"Same molecule but different shapes...?"
Sena tilted her head looking at the screen.
Akira explained. "Conformational isomers. Bonds aren't broken, but shape changes through rotation."
"Rotation?"
"Single bonds can rotate freely," Lina supplemented. "But some angles are energetically more stable than others."
The screen displayed ethane's rotational energy profile.
"Mountains and valleys every 60 degrees..." Sena observed.
"Valleys are stable conformations, mountains are transition states," Akira explained. "This difference is about 3 kcal/mol."
"Small."
"Easily overcome at room temperature," Lina said. "So ethane rotates freely."
"But," Akira showed another example. "As substituents get larger, rotational barriers increase."
"Biphenyl... two benzene rings connected."
"With ortho substituents, rotation is restricted," Lina explained. "Steric hindrance limits it to specific angles."
Sena pondered. "Does this relate to activity?"
"Greatly," Akira emphasized. "Binding often requires a specific conformation."
Lina switched screens. "This molecule, in solution 80% conformation A, 20% conformation B."
"Conformation A is more stable."
"But what binds to protein is conformation B."
"What?" Sena was surprised.
"The unstable conformation fits the pocket shape," Akira explained. "So conformational change is needed upon binding."
"Losing energy..."
"Yes. Called conformational entropy loss," Lina continued. "Molecules that could rotate freely get fixed to specific conformations."
"That becomes a penalty."
"So molecules that already favor that conformation bind more easily," Akira pointed out.
Sena took notes. "Pre-optimize the conformation..."
"A strategy called preorganization," Lina explained. "Restrict conformation with cyclic structures or rigid scaffolds."
Akira showed an example. "This linear molecule and cyclic molecule differ in activity by 100-fold."
"The cyclic one is stronger..."
"Because the binding conformation is fixed, entropy loss is smaller."
Lina displayed calculation results. "I calculated conformational free energy."
"Multiple peaks."
"Each is a stable conformation. This population distribution affects binding affinity."
Akira supplemented. "Looking at only one conformation is insufficient.
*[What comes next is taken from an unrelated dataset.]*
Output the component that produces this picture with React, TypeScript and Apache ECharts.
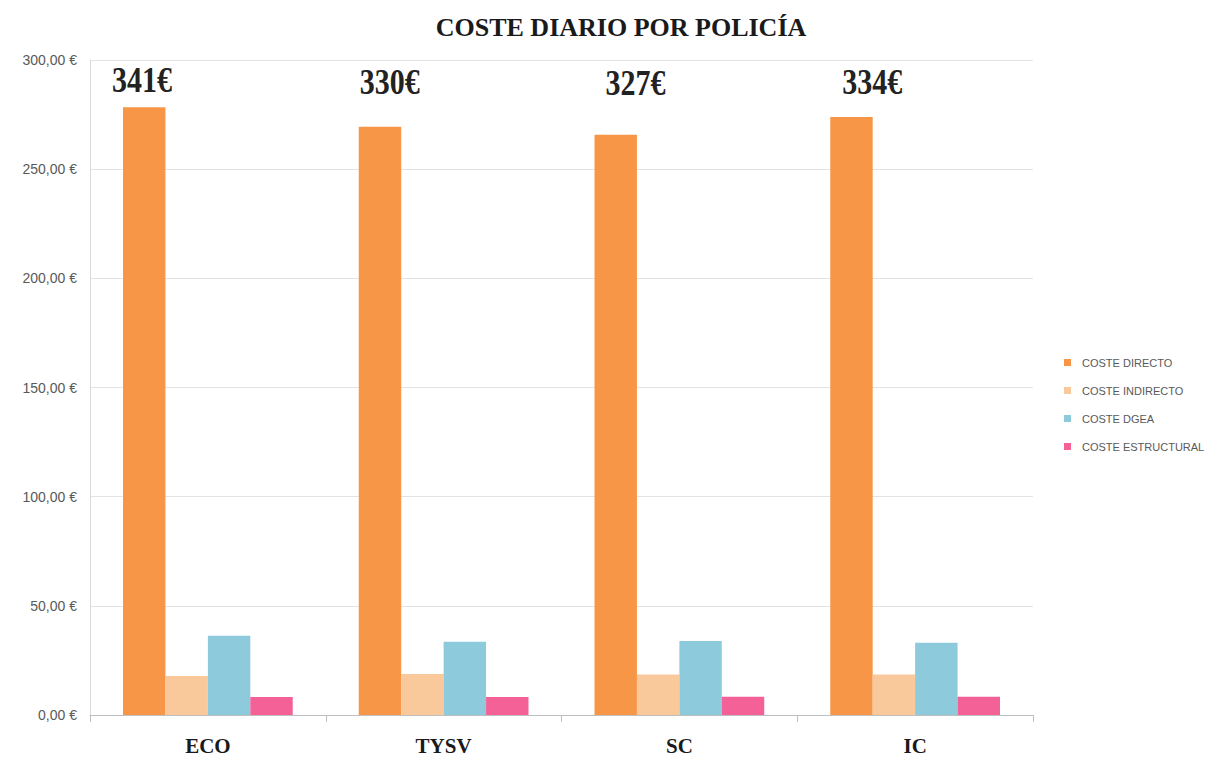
import React, { useEffect, useRef } from "react";
import * as echarts from "echarts";

const categories = ["ECO", "TYSV", "SC", "IC"];
const seriesNames = ["COSTE DIRECTO", "COSTE INDIRECTO", "COSTE DGEA", "COSTE ESTRUCTURAL"];
const costeDirecto = [278.4, 269.4, 265.8, 273.9];
const costeIndirecto = [17.9, 18.8, 18.6, 18.6];
const costeDgea = [36.3, 33.6, 33.9, 33.1];
const costeEstructural = [8.2, 8.2, 8.4, 8.4];
const totals = ["341€", "330€", "327€", "334€"];
const colors = ["#F79646", "#FAC99B", "#8DCADB", "#F36196"];

const GAP = 0.28;
// layout offsets of the total labels (pixels, relative to orange bar left edge / label row)
const LABEL_DX = [-11, 1, 11, 12];
const LABEL_DY = [-2, 0, 1, 0];

export default function App() {
  const ref = useRef<HTMLDivElement>(null);
  useEffect(() => {
    if (!ref.current) return;
    const chart = echarts.init(ref.current, undefined, { renderer: "svg" });
    const values = [costeDirecto, costeIndirecto, costeDgea, costeEstructural];
    chart.setOption({
      animation: false,
      backgroundColor: "#ffffff",
      title: {
        text: "COSTE DIARIO POR POLICÍA",
        left: 616,
        top: 9,
        textAlign: "center",
        textStyle: { fontFamily: "Liberation Serif", fontWeight: "bold", fontSize: 26, color: "#1a1a1a" },
      },
      legend: {
        orient: "vertical",
        left: 1059,
        top: 352,
        itemWidth: 7,
        itemHeight: 7,
        itemGap: 17,
        icon: "rect",
        textStyle: { fontFamily: "Liberation Sans", fontSize: 11, color: "#595959", padding: [0, 0, 0, 6] },
        data: seriesNames,
      },
      grid: { left: 90, right: 191, top: 60, bottom: 42 },
      xAxis: {
        type: "category",
        data: categories,
        axisLine: { lineStyle: { color: "#BFBFBF" } },
        axisTick: { show: true, length: 7, lineStyle: { color: "#BFBFBF" } },
        axisLabel: { fontFamily: "Liberation Serif", fontWeight: "bold", fontSize: 21, color: "#1a1a1a", margin: 20 },
      },
      yAxis: {
        type: "value",
        min: 0,
        max: 300,
        interval: 50,
        axisLine: { show: true, lineStyle: { color: "#D9D9D9" } },
        axisTick: { show: false },
        splitLine: { lineStyle: { color: "#E3E3E3" } },
        axisLabel: {
          fontFamily: "Liberation Sans",
          fontSize: 14,
          color: "#595959",
          margin: 13,
          formatter: (v: number) => v.toFixed(2).replace(".", ",") + " €",
        },
      },
      series: seriesNames.map((name, i) => ({
        name,
        type: "bar",
        data: values[i],
        barGap: "0%",
        barCategoryGap: GAP * 100 + "%",
        itemStyle: { color: colors[i] },
      })),
    });

    const c0 = chart.convertToPixel({ xAxisIndex: 0 }, 0) as number;
    const c1 = chart.convertToPixel({ xAxisIndex: 0 }, 1) as number;
    const band = c1 - c0;
    const barW = (band * (1 - GAP)) / 4;
    const yLab = chart.convertToPixel({ yAxisIndex: 0 }, 290) as number;
    chart.setOption({
      graphic: totals.map((t, i) => {
        const left = (chart.convertToPixel({ xAxisIndex: 0 }, i) as number) - 2 * barW;
        return {
          type: "text",
          x: left + LABEL_DX[i],
          y: yLab + LABEL_DY[i],
          scaleY: 1.2,
          style: {
            text: t,
            fontFamily: "Liberation Serif",
            fontWeight: "bold",
            fontSize: 30,
            fill: "#222222",
            align: "left",
            verticalAlign: "middle",
          },
        };
      }),
    });
    return () => chart.dispose();
  }, []);
  return <div ref={ref} style={{ position: "fixed", left: 0, top: 0, width: 1224, height: 757 }} />;
}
Must consider the entire conformational space."
"Sounds difficult..."
"Can be evaluated with molecular dynamics simulation," Lina said. "Track time evolution to see how long it stays in each conformation."
Sena asked, "So flexible molecules are always disadvantaged?"
"Not necessarily," Akira answered. "There's a phenomenon called induced fit."
"Induced fit?"
"Proteins are also flexible and change shape to match ligands," Lina explained.
"They meet halfway..."
"Yes. In that case, flexible molecules can adapt to various protein structures."
Akira showed another perspective. "Also relates to selectivity. Similar proteins prefer different conformations due to subtle pocket differences."
"So conformational control can adjust selectivity..."
"Exactly. Can design molecules that bind to target A but not easily to target B."
Lina demonstrated on screen. "This molecule binds to protein A in conformation α, to protein B in conformation β."
"One molecule with multiple faces..."
"Flexibility creates diversity," Akira said. "But difficult to control."
Sena tried to summarize. "Conformation is invisible but important..."
"Exactly," Lina acknowledged. "Can't see it from just 2D structures."
Akira added, "So developing habits to think in 3D and dynamically is important."
"Molecules aren't still images but videos..."
"Good expression," Lina smiled.
Outside the window, wind swayed tree branches. Swaying yet staying within a range. Molecular conformations similarly sway while gathering in energy valleys. Understanding this dynamic equilibrium is required of designers.
"Next, let's study conformationally restricted cyclic peptides," Akira suggested.
"The field of medium-sized molecule drug discovery."
"Yes. Could be called the ultimate form of conformational control."
Sena's heart swelled with anticipation. The world of rotating molecules seemed even deeper.